[Data items]

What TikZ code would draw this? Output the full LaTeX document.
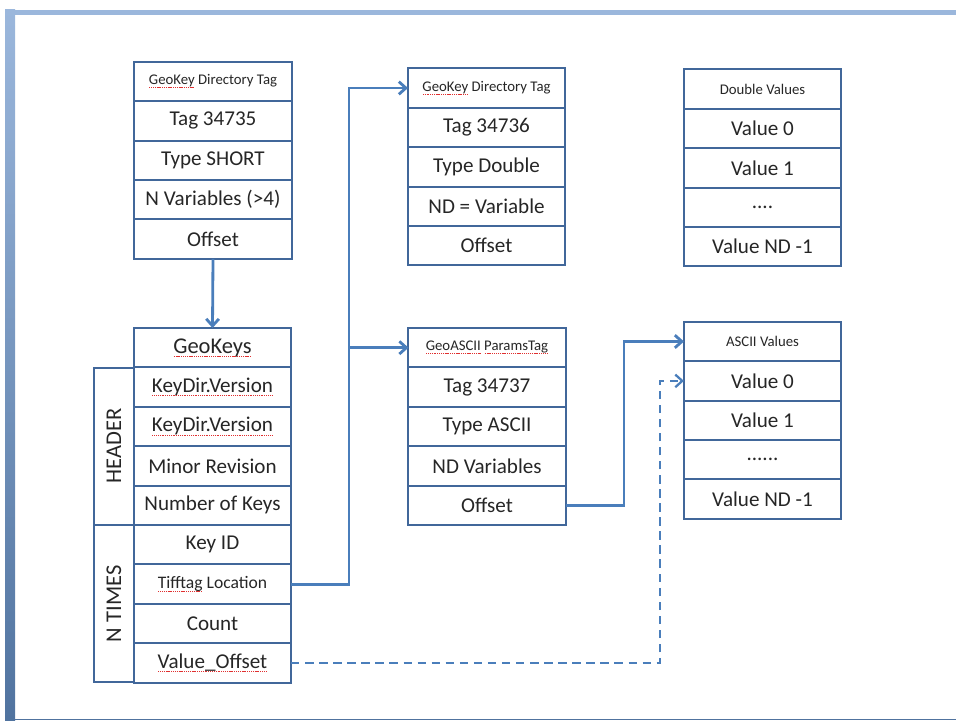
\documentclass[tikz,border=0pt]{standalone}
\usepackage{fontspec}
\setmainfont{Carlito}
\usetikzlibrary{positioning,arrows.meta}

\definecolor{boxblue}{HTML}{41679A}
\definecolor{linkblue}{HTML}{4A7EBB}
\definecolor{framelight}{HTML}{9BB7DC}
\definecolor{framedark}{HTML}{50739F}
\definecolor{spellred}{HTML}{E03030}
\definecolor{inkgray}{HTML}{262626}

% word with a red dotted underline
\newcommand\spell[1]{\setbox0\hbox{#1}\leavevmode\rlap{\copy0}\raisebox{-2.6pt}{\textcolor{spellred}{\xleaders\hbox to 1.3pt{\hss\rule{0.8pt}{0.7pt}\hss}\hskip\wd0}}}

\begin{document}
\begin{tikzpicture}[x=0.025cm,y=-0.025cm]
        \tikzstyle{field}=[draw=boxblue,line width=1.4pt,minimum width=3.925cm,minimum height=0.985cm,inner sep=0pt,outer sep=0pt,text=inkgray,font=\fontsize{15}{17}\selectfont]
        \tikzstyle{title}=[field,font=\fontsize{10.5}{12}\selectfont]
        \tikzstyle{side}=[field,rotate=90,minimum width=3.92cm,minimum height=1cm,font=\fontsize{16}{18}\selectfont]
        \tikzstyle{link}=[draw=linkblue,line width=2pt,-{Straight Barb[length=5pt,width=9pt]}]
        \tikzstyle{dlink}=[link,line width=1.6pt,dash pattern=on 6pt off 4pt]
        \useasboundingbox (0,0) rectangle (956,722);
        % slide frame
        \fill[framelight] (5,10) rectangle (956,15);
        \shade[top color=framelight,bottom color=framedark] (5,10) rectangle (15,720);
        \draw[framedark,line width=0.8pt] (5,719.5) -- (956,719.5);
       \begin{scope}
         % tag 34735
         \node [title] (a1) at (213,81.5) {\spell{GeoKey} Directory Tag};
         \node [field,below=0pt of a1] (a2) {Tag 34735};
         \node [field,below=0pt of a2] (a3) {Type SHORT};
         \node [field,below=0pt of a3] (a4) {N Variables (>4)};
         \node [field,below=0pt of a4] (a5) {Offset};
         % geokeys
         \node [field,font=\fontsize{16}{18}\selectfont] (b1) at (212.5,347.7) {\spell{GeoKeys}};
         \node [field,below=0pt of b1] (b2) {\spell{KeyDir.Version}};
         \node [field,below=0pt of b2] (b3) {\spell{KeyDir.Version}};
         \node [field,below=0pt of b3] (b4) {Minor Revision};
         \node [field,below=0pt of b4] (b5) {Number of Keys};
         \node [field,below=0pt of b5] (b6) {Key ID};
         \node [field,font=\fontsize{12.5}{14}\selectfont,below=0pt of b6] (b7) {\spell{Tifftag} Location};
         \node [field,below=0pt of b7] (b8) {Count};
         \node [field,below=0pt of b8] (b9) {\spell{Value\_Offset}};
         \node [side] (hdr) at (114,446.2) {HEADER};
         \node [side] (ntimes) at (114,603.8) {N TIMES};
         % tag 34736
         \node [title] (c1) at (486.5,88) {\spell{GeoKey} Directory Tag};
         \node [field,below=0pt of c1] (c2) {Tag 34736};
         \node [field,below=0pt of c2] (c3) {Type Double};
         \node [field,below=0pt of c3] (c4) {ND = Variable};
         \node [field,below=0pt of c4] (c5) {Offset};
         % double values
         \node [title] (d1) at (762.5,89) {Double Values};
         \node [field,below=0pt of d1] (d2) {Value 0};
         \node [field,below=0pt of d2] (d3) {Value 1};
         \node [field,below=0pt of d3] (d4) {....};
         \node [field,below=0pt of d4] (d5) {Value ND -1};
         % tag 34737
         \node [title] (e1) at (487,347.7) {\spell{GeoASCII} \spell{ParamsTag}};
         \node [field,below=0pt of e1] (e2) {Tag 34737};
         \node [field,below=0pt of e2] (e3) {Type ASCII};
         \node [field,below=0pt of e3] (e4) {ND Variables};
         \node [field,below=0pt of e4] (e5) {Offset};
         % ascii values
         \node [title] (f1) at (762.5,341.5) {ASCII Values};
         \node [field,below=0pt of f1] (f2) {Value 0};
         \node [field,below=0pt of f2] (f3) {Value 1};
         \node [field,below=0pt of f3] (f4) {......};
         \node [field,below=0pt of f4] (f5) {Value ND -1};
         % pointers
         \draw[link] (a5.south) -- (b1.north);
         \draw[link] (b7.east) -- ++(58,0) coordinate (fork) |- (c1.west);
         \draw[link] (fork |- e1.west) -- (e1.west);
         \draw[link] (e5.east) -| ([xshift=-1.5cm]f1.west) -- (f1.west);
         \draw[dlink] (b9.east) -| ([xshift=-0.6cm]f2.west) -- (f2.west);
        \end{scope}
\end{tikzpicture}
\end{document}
* * *
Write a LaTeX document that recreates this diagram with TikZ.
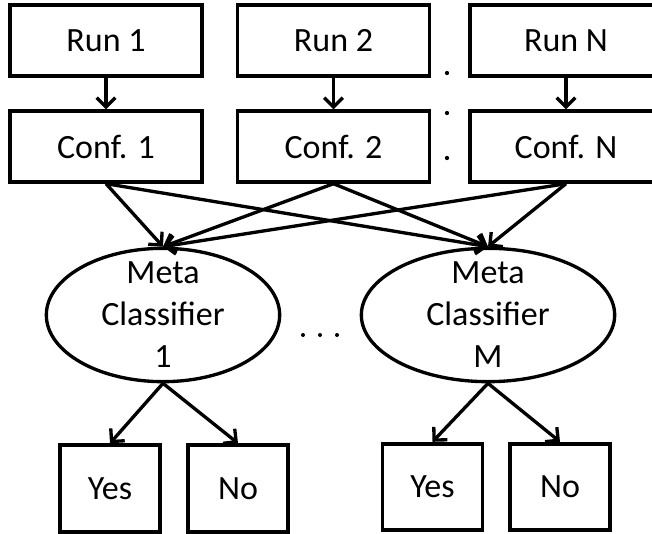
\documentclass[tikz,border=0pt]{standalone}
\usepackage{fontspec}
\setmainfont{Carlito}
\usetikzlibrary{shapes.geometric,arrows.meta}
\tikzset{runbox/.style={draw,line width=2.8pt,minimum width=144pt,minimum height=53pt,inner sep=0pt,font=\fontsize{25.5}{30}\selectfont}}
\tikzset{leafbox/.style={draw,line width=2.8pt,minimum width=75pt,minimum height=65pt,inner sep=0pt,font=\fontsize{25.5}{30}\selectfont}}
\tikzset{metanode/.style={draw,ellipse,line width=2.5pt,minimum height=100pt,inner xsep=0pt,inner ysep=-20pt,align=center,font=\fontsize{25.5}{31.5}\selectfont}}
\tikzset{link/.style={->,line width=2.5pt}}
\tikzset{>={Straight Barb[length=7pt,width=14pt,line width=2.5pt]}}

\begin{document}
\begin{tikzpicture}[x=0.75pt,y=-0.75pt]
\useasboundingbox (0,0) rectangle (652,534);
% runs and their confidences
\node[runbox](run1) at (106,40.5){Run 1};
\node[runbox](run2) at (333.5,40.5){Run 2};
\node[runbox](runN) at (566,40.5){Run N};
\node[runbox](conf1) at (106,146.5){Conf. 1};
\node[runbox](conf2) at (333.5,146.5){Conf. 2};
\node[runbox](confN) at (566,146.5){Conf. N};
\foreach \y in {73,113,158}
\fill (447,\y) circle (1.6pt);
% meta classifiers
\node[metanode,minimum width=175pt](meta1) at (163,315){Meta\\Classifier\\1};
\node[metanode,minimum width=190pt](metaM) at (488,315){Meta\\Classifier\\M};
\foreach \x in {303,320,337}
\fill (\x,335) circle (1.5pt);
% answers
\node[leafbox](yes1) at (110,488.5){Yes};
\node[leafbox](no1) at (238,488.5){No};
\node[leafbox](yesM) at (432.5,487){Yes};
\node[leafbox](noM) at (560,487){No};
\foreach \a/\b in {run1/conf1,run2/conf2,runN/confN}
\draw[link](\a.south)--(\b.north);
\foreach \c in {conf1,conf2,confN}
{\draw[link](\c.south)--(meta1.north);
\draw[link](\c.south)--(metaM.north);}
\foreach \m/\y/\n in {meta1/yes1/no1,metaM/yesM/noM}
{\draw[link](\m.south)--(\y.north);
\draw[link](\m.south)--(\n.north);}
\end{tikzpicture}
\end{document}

CHALLENGE — List each line in the listing that contains the string "with".

FINISHED ANSWER —
% word with a red dotted underline
Write a LaTeX document that recreates this diagram with TikZ.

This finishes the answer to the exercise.